* _Information shown_:

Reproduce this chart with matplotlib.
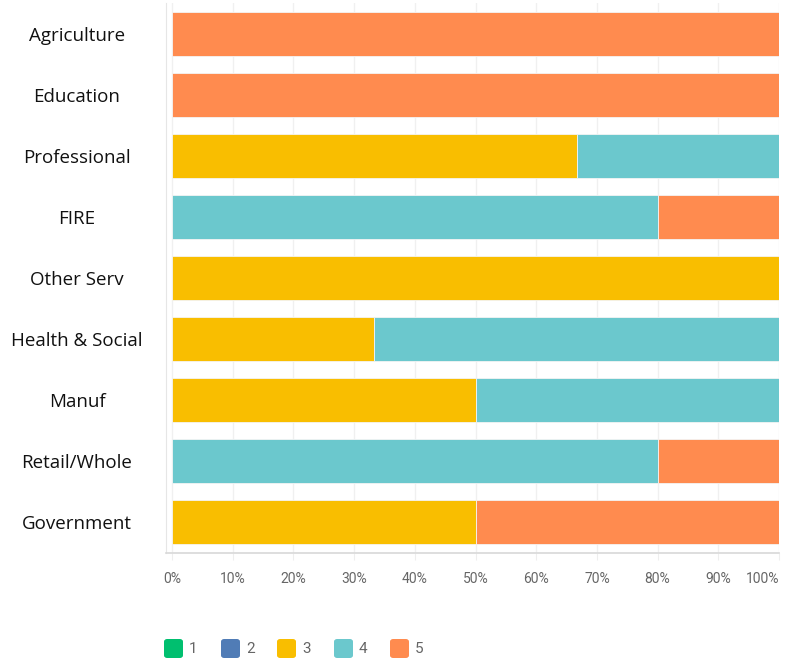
import numpy as np
import matplotlib.pyplot as plt
from matplotlib.patches import FancyBboxPatch
from matplotlib.transforms import blended_transform_factory

categories = ["Agriculture", "Education", "Professional", "FIRE", "Other Serv",
              "Health & Social", "Manuf", "Retail/Whole", "Government"]
levels = ["1", "2", "3", "4", "5"]
colors = ["#00BF6F", "#507CB6", "#F9BE00", "#6BC8CD", "#FF8B4F"]

# percentage of responses per rating, one list per rating level
pct_1 = [0, 0, 0, 0, 0, 0, 0, 0, 0]
pct_2 = [0, 0, 0, 0, 0, 0, 0, 0, 0]
pct_3 = [0, 0, 66.67, 0, 100, 33.33, 50, 0, 50]
pct_4 = [0, 0, 33.33, 80, 0, 66.67, 50, 80, 0]
pct_5 = [100, 100, 0, 20, 0, 0, 0, 20, 50]
xticks = [0, 10, 20, 30, 40, 50, 60, 70, 80, 90, 100]

series = [pct_1, pct_2, pct_3, pct_4, pct_5]

fig = plt.figure(figsize=(7.91, 6.62), dpi=100)
ax = fig.add_axes([166 / 791, 1 - 553 / 662, (779 - 166) / 791, 550 / 662])

y = np.arange(len(categories))
left = np.zeros(len(categories))
for vals, c in zip(series, colors):
    vals = np.array(vals, dtype=float)
    ax.barh(y, vals, left=left, height=0.72, color=c, edgecolor="#f4f4f4",
            linewidth=0.6, zorder=3)
    left += vals

ax.set_ylim(len(categories) - 0.5, -0.5)
ax.set_xlim(-1, 100)
ax.set_yticks(y)
ax.set_yticklabels([])
ax.tick_params(axis="y", length=0)
# category names centred in the left margin
trans = blended_transform_factory(fig.transFigure, ax.transData)
for yi, name in zip(y, categories):
    ax.text(77 / 791, yi, name, transform=trans, fontsize=13.5,
            family="Open Sans", color="#111111", ha="center",
            va="center_baseline")

ax.set_xticks(xticks)
ax.set_xticklabels([f"{t}%" for t in xticks], fontsize=10, color="#666666",
                   family="Roboto")
lbls = ax.get_xticklabels()
lbls[-1].set_ha("right")
ax.tick_params(axis="x", length=5, color="#eeeeee", pad=9)
ax.grid(axis="x", color="#f0f0f0", linewidth=1, zorder=0)

for s in ["top", "right"]:
    ax.spines[s].set_visible(False)
ax.spines["left"].set_color("#e6e6e6")
ax.spines["bottom"].set_color("#d8d8d8")
ax.spines["bottom"].set_linewidth(1.2)
ax.spines["left"].set_position(("data", -1))

# legend row along the bottom
lx = [164, 221, 277, 334, 390]
for x0, lab, c in zip(lx, levels, colors):
    box = FancyBboxPatch((x0 / 791, 1 - 658 / 662), 19 / 791, 19 / 662,
                         boxstyle="round,pad=0,rounding_size=0.004",
                         transform=fig.transFigure, facecolor=c,
                         edgecolor="none")
    fig.patches.append(box)
    fig.text((x0 + 25) / 791, 1 - 649 / 662, lab, fontsize=11, color="#666666",
             family="Roboto", va="center", ha="left")

fig.savefig("out.png", dpi=100)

* _Problem details_: Please take the lines from the beginning of the data above through the line holding "from matplotlib.transforms import" and transcribe them exactly, without any pictures.

* _Answer to this exercise_:
Reproduce this chart with matplotlib.
import numpy as np
import matplotlib.pyplot as plt
from matplotlib.patches import FancyBboxPatch
from matplotlib.transforms import blended_transform_factory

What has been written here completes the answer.